Description of the task
Transcribe all of the material exactly, except for its pictures.

Data block
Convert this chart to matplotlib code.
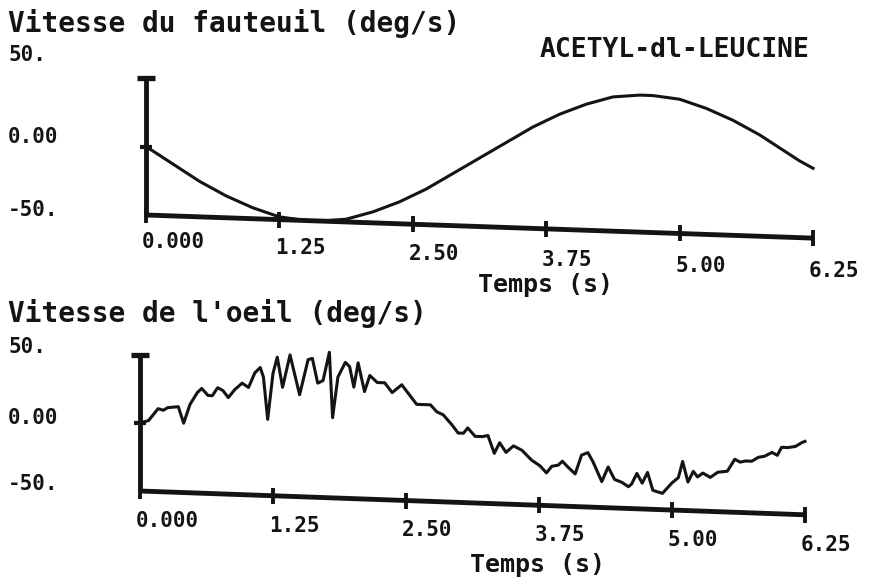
import numpy as np
import matplotlib
matplotlib.use("Agg")
import matplotlib.pyplot as plt
from matplotlib.transforms import Affine2D

t_fauteuil = [0.0, 0.125, 0.25, 0.375, 0.5, 0.625, 0.75, 0.875, 1.0, 1.125,
              1.25, 1.375, 1.5, 1.625, 1.75, 1.875, 2.0, 2.125, 2.25, 2.375,
              2.5, 2.625, 2.75, 2.875, 3.0, 3.125, 3.25, 3.375, 3.5, 3.625,
              3.75, 3.875, 4.0, 4.125, 4.25, 4.375, 4.5, 4.625, 4.75, 4.875,
              5.0, 5.125, 5.25, 5.375, 5.5, 5.625, 5.75, 5.875, 6.0, 6.125,
              6.25]
v_fauteuil = [0, -6, -12, -18, -24, -29, -34, -38, -42, -45,
              -48, -49, -50, -50, -49, -48, -45, -42, -38, -34,
              -29, -24, -18, -12, -6, 0, 6, 12, 18, 24,
              29, 34, 38, 42, 45, 48, 49, 50, 50, 49,
              48, 45, 42, 38, 34, 29, 24, 18, 12, 6,
              1]

# vitesse de l'oeil (deg/s)
t_oeil = [0.0, 0.08, 0.17, 0.22, 0.26, 0.36, 0.41, 0.47, 0.54, 0.58,
          0.64, 0.68, 0.73, 0.78, 0.83, 0.89, 0.96, 1.02, 1.08, 1.13,
          1.16, 1.20, 1.25, 1.29, 1.34, 1.41, 1.50, 1.58, 1.62, 1.67,
          1.72, 1.78, 1.81, 1.86, 1.93, 1.97, 2.01, 2.05, 2.11, 2.16,
          2.23, 2.30, 2.37, 2.46, 2.52, 2.60, 2.65, 2.73, 2.79, 2.85,
          2.93, 2.99, 3.04, 3.08, 3.15, 3.22, 3.27, 3.33, 3.38, 3.44,
          3.51, 3.59, 3.68, 3.76, 3.82, 3.87, 3.93, 3.97, 4.02, 4.09,
          4.15, 4.21, 4.26, 4.34, 4.40, 4.46, 4.53, 4.59, 4.62, 4.67,
          4.72, 4.77, 4.82, 4.91, 5.00, 5.06, 5.10, 5.15, 5.20, 5.24,
          5.29, 5.36, 5.43, 5.52, 5.59, 5.64, 5.69, 5.75, 5.81, 5.87,
          5.94, 5.99, 6.03, 6.09, 6.16, 6.22, 6.25]
v_oeil = [0, 2, 11, 10, 12, 13, 1, 15, 24, 27,
          22, 22, 28, 26, 21, 27, 32, 29, 40, 44,
          37, 6, 40, 52, 30, 54, 25, 51, 52, 34,
          36, 57, 9, 39, 50, 47, 32, 50, 29, 41,
          36, 36, 29, 35, 29, 21, 21, 21, 16, 14,
          7, 1, 1, 5, -1, -1, 0, -13, -5, -12,
          -7, -10, -17, -21, -26, -21, -20, -17, -21, -26,
          -12, -10, -17, -31, -20, -29, -31, -34, -32, -24,
          -31, -23, -36, -38, -30, -26, -14, -29, -21, -25,
          -22, -25, -21, -20, -11, -13, -12, -12, -9, -8,
          -5, -7, -1, -1, 0, 3, 4]

x_ticks = [0.0, 1.25, 2.50, 3.75, 5.00, 6.25]
x_labels = ["0.000", "1.25", "2.50", "3.75", "5.00", "6.25"]
y_labels = ["50.", "0.00", "-50."]

W, H = 873, 585
ink = "#141414"
font = "DejaVu Sans Mono"

fig = plt.figure(figsize=(W / 100, H / 100), dpi=100)
fig.patch.set_facecolor("white")


def px_axes(left, right, top, bottom):
    return fig.add_axes([left / W, 1 - bottom / H, (right - left) / W, (bottom - top) / H])


def ftext(x, y, s, size, **kw):
    fig.text(x / W, 1 - y / H, s, fontsize=size, fontfamily=font,
             fontweight="bold", color=ink, va="center", **kw)


def shear_of(ax, k):
    return Affine2D(np.array([[1, 0, 0], [-k, 1, 0], [0, 0, 1]])) + ax.transData


def panel(ax, t, v, k, k_lab, lab_off):
    ax.set_xlim(0, 6.25)
    ax.set_ylim(-50, 50)
    ax.axis("off")
    # le trace scanne est legerement cisaille : l'axe des temps descend vers la droite
    shear = shear_of(ax, k)
    kw = dict(transform=shear, color=ink, clip_on=False)
    ax.plot([0, 6.25], [-50, -50], lw=3.5, solid_capstyle="butt", **kw)
    ax.plot([0, 0], [-50, 50], lw=3.5, solid_capstyle="butt", **kw)
    ax.plot(x_ticks, [-50] * len(x_ticks), ls="none", marker="|", ms=11, mew=2.8, **kw)
    ax.plot([0], [50], ls="none", marker="_", ms=13, mew=3.8, **kw)
    ax.plot([0], [0], ls="none", marker="_", ms=9, mew=3, **kw)
    ax.plot(t, v, lw=2.2, solid_joinstyle="round", **kw)
    lab_tr = shear_of(ax, k_lab)
    for xt, lab in zip(x_ticks, x_labels):
        ax.text(xt - 0.04, -50 - lab_off, lab, transform=lab_tr, fontsize=15,
                fontfamily=font, fontweight="bold", color=ink,
                ha="left", va="center", clip_on=False)


ax1 = px_axes(146, 813, 78, 215)
panel(ax1, t_fauteuil, v_fauteuil, 2.7, 3.4, 20)
ax2 = px_axes(140, 805, 355, 491)
panel(ax2, t_oeil, v_oeil, 2.8, 2.8, 22)

ftext(8, 23, "Vitesse du fauteuil (deg/s)", 20)
ftext(540, 50, "ACETYL-dl-LEUCINE", 19)
ftext(8, 313, "Vitesse de l'oeil (deg/s)", 20)
for yy, lab in zip([55, 137, 210], y_labels):
    ftext(8, yy, lab, 15)
for yy, lab in zip([347, 418, 484], y_labels):
    ftext(8, yy, lab, 15)
ftext(545, 285, "Temps (s)", 18, ha="center")
ftext(538, 565, "Temps (s)", 18, ha="center")

fig.savefig("out.png", dpi=100, facecolor="white")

Task solution
Convert this chart to matplotlib code.
import numpy as np
import matplotlib
matplotlib.use("Agg")
import matplotlib.pyplot as plt
from matplotlib.transforms import Affine2D

t_fauteuil = [0.0, 0.125, 0.25, 0.375, 0.5, 0.625, 0.75, 0.875, 1.0, 1.125,
              1.25, 1.375, 1.5, 1.625, 1.75, 1.875, 2.0, 2.125, 2.25, 2.375,
              2.5, 2.625, 2.75, 2.875, 3.0, 3.125, 3.25, 3.375, 3.5, 3.625,
              3.75, 3.875, 4.0, 4.125, 4.25, 4.375, 4.5, 4.625, 4.75, 4.875,
              5.0, 5.125, 5.25, 5.375, 5.5, 5.625, 5.75, 5.875, 6.0, 6.125,
              6.25]
v_fauteuil = [0, -6, -12, -18, -24, -29, -34, -38, -42, -45,
              -48, -49, -50, -50, -49, -48, -45, -42, -38, -34,
              -29, -24, -18, -12, -6, 0, 6, 12, 18, 24,
              29, 34, 38, 42, 45, 48, 49, 50, 50, 49,
              48, 45, 42, 38, 34, 29, 24, 18, 12, 6,
              1]

# vitesse de l'oeil (deg/s)
t_oeil = [0.0, 0.08, 0.17, 0.22, 0.26, 0.36, 0.41, 0.47, 0.54, 0.58,
          0.64, 0.68, 0.73, 0.78, 0.83, 0.89, 0.96, 1.02, 1.08, 1.13,
          1.16, 1.20, 1.25, 1.29, 1.34, 1.41, 1.50, 1.58, 1.62, 1.67,
          1.72, 1.78, 1.81, 1.86, 1.93, 1.97, 2.01, 2.05, 2.11, 2.16,
          2.23, 2.30, 2.37, 2.46, 2.52, 2.60, 2.65, 2.73, 2.79, 2.85,
          2.93, 2.99, 3.04, 3.08, 3.15, 3.22, 3.27, 3.33, 3.38, 3.44,
          3.51, 3.59, 3.68, 3.76, 3.82, 3.87, 3.93, 3.97, 4.02, 4.09,
          4.15, 4.21, 4.26, 4.34, 4.40, 4.46, 4.53, 4.59, 4.62, 4.67,
          4.72, 4.77, 4.82, 4.91, 5.00, 5.06, 5.10, 5.15, 5.20, 5.24,
          5.29, 5.36, 5.43, 5.52, 5.59, 5.64, 5.69, 5.75, 5.81, 5.87,
          5.94, 5.99, 6.03, 6.09, 6.16, 6.22, 6.25]
v_oeil = [0, 2, 11, 10, 12, 13, 1, 15, 24, 27,
          22, 22, 28, 26, 21, 27, 32, 29, 40, 44,
          37, 6, 40, 52, 30, 54, 25, 51, 52, 34,
          36, 57, 9, 39, 50, 47, 32, 50, 29, 41,
          36, 36, 29, 35, 29, 21, 21, 21, 16, 14,
          7, 1, 1, 5, -1, -1, 0, -13, -5, -12,
          -7, -10, -17, -21, -26, -21, -20, -17, -21, -26,
          -12, -10, -17, -31, -20, -29, -31, -34, -32, -24,
          -31, -23, -36, -38, -30, -26, -14, -29, -21, -25,
          -22, -25, -21, -20, -11, -13, -12, -12, -9, -8,
          -5, -7, -1, -1, 0, 3, 4]

x_ticks = [0.0, 1.25, 2.50, 3.75, 5.00, 6.25]
x_labels = ["0.000", "1.25", "2.50", "3.75", "5.00", "6.25"]
y_labels = ["50.", "0.00", "-50."]

W, H = 873, 585
ink = "#141414"
font = "DejaVu Sans Mono"

fig = plt.figure(figsize=(W / 100, H / 100), dpi=100)
fig.patch.set_facecolor("white")


def px_axes(left, right, top, bottom):
    return fig.add_axes([left / W, 1 - bottom / H, (right - left) / W, (bottom - top) / H])


def ftext(x, y, s, size, **kw):
    fig.text(x / W, 1 - y / H, s, fontsize=size, fontfamily=font,
             fontweight="bold", color=ink, va="center", **kw)


def shear_of(ax, k):
    return Affine2D(np.array([[1, 0, 0], [-k, 1, 0], [0, 0, 1]])) + ax.transData


def panel(ax, t, v, k, k_lab, lab_off):
    ax.set_xlim(0, 6.25)
    ax.set_ylim(-50, 50)
    ax.axis("off")
    # le trace scanne est legerement cisaille : l'axe des temps descend vers la droite
    shear = shear_of(ax, k)
    kw = dict(transform=shear, color=ink, clip_on=False)
    ax.plot([0, 6.25], [-50, -50], lw=3.5, solid_capstyle="butt", **kw)
    ax.plot([0, 0], [-50, 50], lw=3.5, solid_capstyle="butt", **kw)
    ax.plot(x_ticks, [-50] * len(x_ticks), ls="none", marker="|", ms=11, mew=2.8, **kw)
    ax.plot([0], [50], ls="none", marker="_", ms=13, mew=3.8, **kw)
    ax.plot([0], [0], ls="none", marker="_", ms=9, mew=3, **kw)
    ax.plot(t, v, lw=2.2, solid_joinstyle="round", **kw)
    lab_tr = shear_of(ax, k_lab)
    for xt, lab in zip(x_ticks, x_labels):
        ax.text(xt - 0.04, -50 - lab_off, lab, transform=lab_tr, fontsize=15,
                fontfamily=font, fontweight="bold", color=ink,
                ha="left", va="center", clip_on=False)


ax1 = px_axes(146, 813, 78, 215)
panel(ax1, t_fauteuil, v_fauteuil, 2.7, 3.4, 20)
ax2 = px_axes(140, 805, 355, 491)
panel(ax2, t_oeil, v_oeil, 2.8, 2.8, 22)

ftext(8, 23, "Vitesse du fauteuil (deg/s)", 20)
ftext(540, 50, "ACETYL-dl-LEUCINE", 19)
ftext(8, 313, "Vitesse de l'oeil (deg/s)", 20)
for yy, lab in zip([55, 137, 210], y_labels):
    ftext(8, yy, lab, 15)
for yy, lab in zip([347, 418, 484], y_labels):
    ftext(8, yy, lab, 15)
ftext(545, 285, "Temps (s)", 18, ha="center")
ftext(538, 565, "Temps (s)", 18, ha="center")

fig.savefig("out.png", dpi=100, facecolor="white")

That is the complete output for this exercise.